With the choice of the artistic material – a lively orange safety net – the artist, in a unique way, asks how long people’s right to free movement will continue to be encroached. Moreover, the materials the artist uses in his practice often put the questions of contact and border into the foreground; in fact, their wider bordering and limiting consumable use plays the biggest role. Thus, in the Alkatraz Gallery, the artist used PVC warning tape, which is ordinarily employed for protection or security of an area or property by dividing the space; in one area, the movement is limited and confined to the framework of a specific regime, whilst the other area is positioned outside of the first, in the space where general rules of social life are established. Yet, the space is not the only thing that the tape divides – it also prevents contacts among people who are on different sides of the divide. By means of its function and visual image, meanwhile, the tape brings distinctive emotional charge, transmitting the message ‘Danger! Attention! Stop!’ and demanding a careful and focused posture. The feelings of anxiety and the state of jeopardy, actualised by the presence of the warning tape, are the artist’s starting point for the process of transforming obstacles into the point of contact, which happens with the help of the exhibiting process. What Galli does is design a kind of trampoline, intended for play and relaxation, out of the object evoking negative emotions. In his artwork, latent restraint order changes into an invitation for contact and carefree fun, enabled precisely by the material that only a while ago defined strict rules and limitations.

Carlo Galli, who tends to situate his artworks into urban environments, so that they are in an immediate contact with the social tissue, uses the exhibition as a mechanism for triggering a contemplation on seemingly opposite concepts of danger and relaxation. He connects and merges the concepts with the help of the visitor’s wholesome bodily dive into the extensive red-white installation. The viewers thus have the opportunity to evaluate the justification of the usage of concepts of risk and danger with their own skin.

By altering the purpose of the warning tape, the author – in a humorous way – re-contextualises our perception of borders: the space of danger is transformed into a safe area of contact, meditation, and relaxation. Furthermore, in the actual situation, the installation functions as a visual allegory, exploring complexity (as well as simplicity) and danger (as well as safety) of the contact between an individual and their environment. In this way, the artist aims to transcend consequences of actual limitations that predominantly affected those segments of living which are based on public life – with a special focus on the area of art, indeed.

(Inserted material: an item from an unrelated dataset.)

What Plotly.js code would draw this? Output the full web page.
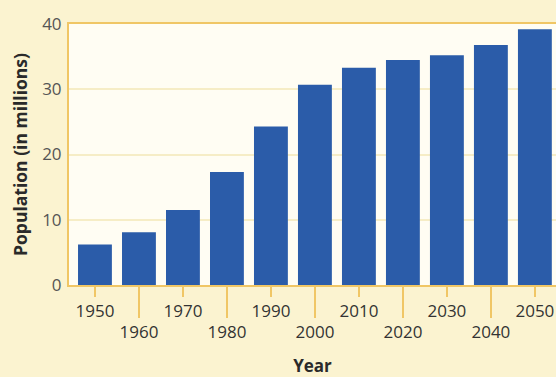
<!DOCTYPE html>
<html><head><meta charset="utf-8">
<script src="https://cdn.plot.ly/plotly-3.0.1.min.js"></script>
<style>html,body{margin:0;padding:0;background:#fbf3d0;}#chart{width:556px;height:377px;}</style>
</head><body><div id="chart"></div>
<script>
const years = [1950,1960,1970,1980,1990,2000,2010,2020,2030,2040,2050];
const population = [6.2,8.1,11.5,17.3,24.3,30.7,33.3,34.5,35.2,36.8,39.2];
const upperTicks = [1950,1970,1990,2010,2030,2050];
const lowerTicks = [1960,1980,2000,2020,2040];
const yTicks = [0,10,20,30,40];

const font = "Open Sans, sans-serif";
const tickColor = "#f0c665";
const xRange = [1944.1, 2054.8];

const data = [
  {type:'bar', x:years, y:population, marker:{color:'#2b5ca9', line:{width:0}}, width:7.7, hoverinfo:'skip'},
  {type:'scatter', x:[lowerTicks[0]], y:[0], xaxis:'x2', mode:'markers', marker:{opacity:0}, hoverinfo:'skip', showlegend:false}
];

const layout = {
  width:556, height:377,
  margin:{l:69, r:0, t:24, b:92},
  paper_bgcolor:'#fbf3d0',
  plot_bgcolor:'#fffdf3',
  showlegend:false,
  font:{family:font, color:'#444'},
  xaxis:{
    range:xRange, tickvals:upperTicks, ticktext:upperTicks.map(String),
    ticks:'outside', ticklen:10, tickwidth:2, tickcolor:tickColor,
    showline:true, linecolor:tickColor, linewidth:2, mirror:true,
    showgrid:false, zeroline:false, fixedrange:true,
    tickfont:{size:17, color:'#333', family:font},
    title:{text:'<b>Year</b>', font:{size:17, color:'#2a2a2a', family:font}, standoff:44}
  },
  xaxis2:{
    range:xRange, overlaying:'x', anchor:'y', side:'bottom',
    tickvals:lowerTicks, ticktext:lowerTicks.map(String),
    ticks:'outside', ticklen:32, tickwidth:2, tickcolor:tickColor,
    showline:false, showgrid:false, zeroline:false, fixedrange:true,
    tickfont:{size:17, color:'#333', family:font}
  },
  yaxis:{
    range:[0,40], tickvals:yTicks, ticktext:yTicks.map(String),
    ticks:'', showline:true, linecolor:tickColor, linewidth:2,
    showgrid:true, gridcolor:'#f6edc6', gridwidth:2, zeroline:false,
    tickfont:{size:17, color:'#555', family:font}, ticklabelstandoff:2,
    title:{text:'<b>Population (in millions)</b>', font:{size:17.5, color:'#2a2a2a', family:font}, standoff:10},
    fixedrange:true
  }
};
Plotly.newPlot('chart', data, layout, {displayModeBar:false, staticPlot:true});
</script></body></html>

Production: KUD Mreža Arts and Culture Association (Alkatraz Gallery and Gesamtkunstwerk Metelkova)
Curators: Nataša Serec, Sebastian, Krawczyk, Ana Grobler, Miha Turk, Ana Mrovlje
Partner: Ljubljana Street Art festival / Intitute for Urban Questions
Special thanks to: Sandi Abram, Uroš Gustinčič (Modri kot), Miha Erjavec (1107)
Funding: The Ministry of Culture, Slovenia, City Municipality of Ljubljana
Photo by: Dušana Baltić

A visual artist, Carlo Galli (1981, Pietrasanta, Italy), graduated from sculpture at the Academy of Fine Arts in Carrara. He lives and works in Milan, where he currently teaches fine arts. In his work, he focuses on a three-dimensional space between intervention and meditation. In the previous five years, he has exhibited in solo and group exhibitions in New York, Berlin, Cape Town, Las Palmas, Havana, Vienna, and in Italy. He is the nominee of the first Henroux Award for sculpture in Pietrasanta (Italy, 2001). In 2015, he was artist-in residence in New York (Alternate Access New York) and in 2014, in the artistic laboratory AdohcPAD, Vienna.

www.carlogalli.it/



Photos by: Nada Žgank.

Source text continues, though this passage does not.